# Événement Facebook non synchronisés dans le calendrier sur iOS 11



## erjy97 (1 Octobre 2017)

Bonjour mes événements Facebook ne sont plus synchronisés avec l’application calendrier dans iOS 11 avez vous le même problème ? L’avez vous résolu ? Merci d’avance


----------



## MilesTEG (2 Octobre 2017)

Salut,
Je viens de constater la même chose et je cherchais sur le net comment faire quand j’ai vu ce post.
Je suppose qu’il s’agit d’un bug de l’application FB...


----------



## Larme (2 Octobre 2017)

Cela ne m'étonnerait pas que cela soit lié au fait que Facebook ne soit pas autant intégré qu'avant sur iOS.
Je m'explique, auparavant, on pouvait s'identifier sur Facebook au niveau de l'OS et toutes les applications pouvaient dès lors s'y référer.
Maintenant, ce n'est plus le cas, et si on retourne dans Facebook depuis _Réglages.app_, on ne voit pas l'accès à Calendrier de demandé.
On est passé de 
	

	
	
		
		

		
			





à un truc qui ne demande ni l'accès à Contacts ni à Calendriers. D'ailleurs vous n'avez pas eu la pop-up en ouvrant Contacts demandant si vous vouliez garder certaines données ?
Dans Calendrier.app en regardant mes calendriers je vois toujours un Facebook, mais je me demande si ce n'est pas de l'héritage de l'ancien.


----------



## erjy97 (3 Octobre 2017)

Bon donc affaire à suivre en attendant une maj de l’appli Facebook pourtant on a en tout les 2 jours bizarre que ça ne soit toujours pas réglé [emoji848]


----------



## rom1pen (13 Novembre 2017)

Bonjour,
J'ai le même problème aussi. Est-il réglé chez vous ? je n'arrive pas à synchroniser mes événements Facebook sur le calendrier iOS... c'est un tout petit peu "relou"


----------



## Zixou (9 Janvier 2018)

Ola, j'ai trouvé un moyen de remettre le calendrier facebook sous IOS 11 sans devoir chaque fois syncroniser votre iPhone/Ipad etc. 
1. Ouvrez *Safari* sur votre appareil Apple.
2. Ouvrez un *nouvel onglet.*
3. Ouvrez *Facebook* et *connectez-vous.*
4. Tout en laissant cet onglet Facebook ouvert, ouvrez en un deuxième et entrez *www.facebook.com/events*
5. La page de vos évenements Facebook va s'ouvrir. 
6. Appuyez longtemps sur le symbole pour actualiser la page (La flèche qui fait un cercle sur elle meme en haut à droite...) 
7. Un message en bas de votre écran va apparaitre en vous demandant si vous voulez passer sous la *version "Ordinateur"*, acceptez.
8. La page va alors se recharger et vous devrez cliquer sur le hyperlink sur la droite vers le bas (l'endroit ou y a les pubs normalement, le petit cadre juste au dessus du cadre ou vous pouvez choisir la langue) *"Évenements à venir"*, c'est ecrit en assez petit mais vous pouvez zoomer si necessaire. 
9. En cliquant la dessus, un message s'affichera automatiquement en proposant que Facebook accède a votre calendrier etc. (Dites oui évidement et le tour est joué).
10. Bonne journée/soirée 

PS: Je n'ai pas encore pu vérifier s'il s'actualisait comme il le fallait mais je ne vois pas pourquoi il ne le ferait pas.


----------



## alexavier13 (6 Février 2018)

Enorme Merci Zixou ! dommage qu'Apple a enlevé ça mais ta solution marche !


----------



## Deleted member 18124 (6 Février 2018)

alexavier13 a dit:


> Enorme Merci Zixou ! dommage qu'Apple a enlevé ça mais ta solution marche !

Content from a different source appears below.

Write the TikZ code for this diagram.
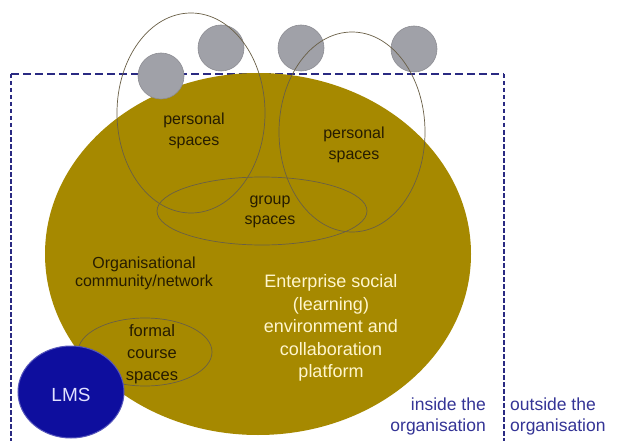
\documentclass[tikz,border=0pt]{standalone}
\usepackage{fontspec}
\setmainfont{Liberation Sans}
\usetikzlibrary{shapes.geometric}

\definecolor{esgold}{RGB}{166,137,0}
\definecolor{personfill}{RGB}{160,161,168}
\definecolor{personedge}{RGB}{140,140,146}
\definecolor{orgblue}{RGB}{42,42,130}
\definecolor{lmsblue}{RGB}{14,14,158}
\definecolor{darktext}{RGB}{38,28,0}
\definecolor{lighttext}{RGB}{255,246,205}
\definecolor{bluetext}{RGB}{52,52,150}
\definecolor{spaceedge}{RGB}{105,95,70}

\tikzset{
  orgline/.style={draw=orgblue, line width=1.8pt},
  person/.style={circle, fill=personfill, draw=personedge, line width=0.6pt,
                 minimum size=46pt, inner sep=0pt},
  spaceline/.style={ellipse, draw=spaceedge, line width=0.7pt, inner sep=0pt},
  lbl/.style={align=center, text=darktext, font=\fontsize{16}{20.5}\selectfont},
  esplbl/.style={align=center, text=lighttext, font=\fontsize{18}{22.5}\selectfont},
  sidelbl/.style={text=bluetext, font=\fontsize{17.5}{21}\selectfont, inner sep=0pt}
}

\begin{document}
\begin{tikzpicture}[x=1pt, y=-1pt]
\useasboundingbox (0,0) rectangle (618,441);
\clip (0,0) rectangle (618,441);
\fill[white] (0,0) rectangle (618,441);

% border of the organisation
\draw[orgline, dash pattern=on 8pt off 4pt] (11,74) -- (504,74);
\draw[orgline, dash pattern=on 4.5pt off 2.5pt] (11,74) -- (11,460);
\draw[orgline, dash pattern=on 4.5pt off 2.5pt] (504,74) -- (504,460);

% enterprise social environment
\node[ellipse, fill=esgold, minimum width=426pt, minimum height=362pt,
      inner sep=0pt] (esp) at (258,254) {};

% people
\node[person] (p1) at (161,76) {};
\node[person] (p2) at (221,48) {};
\node[person] (p3) at (301,48) {};
\node[person] (p4) at (414,49) {};

% personal, group and course spaces
\node[spaceline, minimum width=148pt, minimum height=200pt] (psl) at (191,113) {};
\node[spaceline, minimum width=146pt, minimum height=200pt] (psr) at (352,132) {};
\node[spaceline, minimum width=210pt, minimum height=68pt] (grp) at (262,211) {};
\node[spaceline, minimum width=134pt, minimum height=68pt] (fcs) at (145,352) {};

% learning management system
\node[ellipse, fill=lmsblue, draw=lmsblue!70!white, line width=1pt,
      minimum width=106pt, minimum height=92pt, inner sep=0pt] (lms) at (71,392) {};

% labels
\node[lbl] (tpsl) at (194,131) {personal\\spaces};
\node[lbl] (tpsr) at (354,145) {personal\\spaces};
\node[lbl] (tgrp) at (270,212) {group\\spaces};
\node[lbl, font=\fontsize{16}{18}\selectfont] (torg) at (144,273) {Organisational\\community/network};
\node[lbl, font=\fontsize{16.5}{22}\selectfont] (tfcs) at (152,354) {formal\\course\\spaces};
\node[text={rgb,255:red,225;green,225;blue,255}, font=\fontsize{19}{22}\selectfont] (tlms) at (71,395) {LMS};
\node[esplbl] (tesp) at (331,328) {Enterprise social\\(learning)\\environment and\\collaboration\\platform};

\node[sidelbl, align=right, anchor=east] (tin) at (486,416.5)
  {inside the\\[0.5pt]organisation};
\node[sidelbl, align=left, anchor=west] (tout) at (510,416.5)
  {outside the\\[0.5pt]organisation};
\end{tikzpicture}
\end{document}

Je confirme. Ça fonctionne.


----------



## hubt (14 Juin 2018)

Bonjour,

j'aimerais pouvoir synchroniser mon calendrier FB avec mon iphone.
J'ai suivi l'explication si dessus, mais dans la dernière étape, je tombe sur cette erreur :








Que faire ?


----------



## Juliiiie (30 Novembre 2018)

Je n'arrive pas à faire/trouver cette étape.... 
8. La page va alors se recharger et vous devrez cliquer sur le hyperlink sur la droite vers le bas (l'endroit ou y a les pubs normalement, le petit cadre juste au dessus du cadre ou vous pouvez choisir la langue) *"Évenements à venir"*, c'est ecrit en assez petit mais vous pouvez zoomer si necessaire.


----------



## Juliiiie (30 Novembre 2018)

Je n'arrive pas à faire/trouver cette étape.... 
8. La page va alors se recharger et vous devrez cliquer sur le hyperlink sur la droite vers le bas (l'endroit ou y a les pubs normalement, le petit cadre juste au dessus du cadre ou vous pouvez choisir la langue) *"Évenements à venir"*, c'est ecrit en assez petit mais vous pouvez zoomer si necessaire.


----------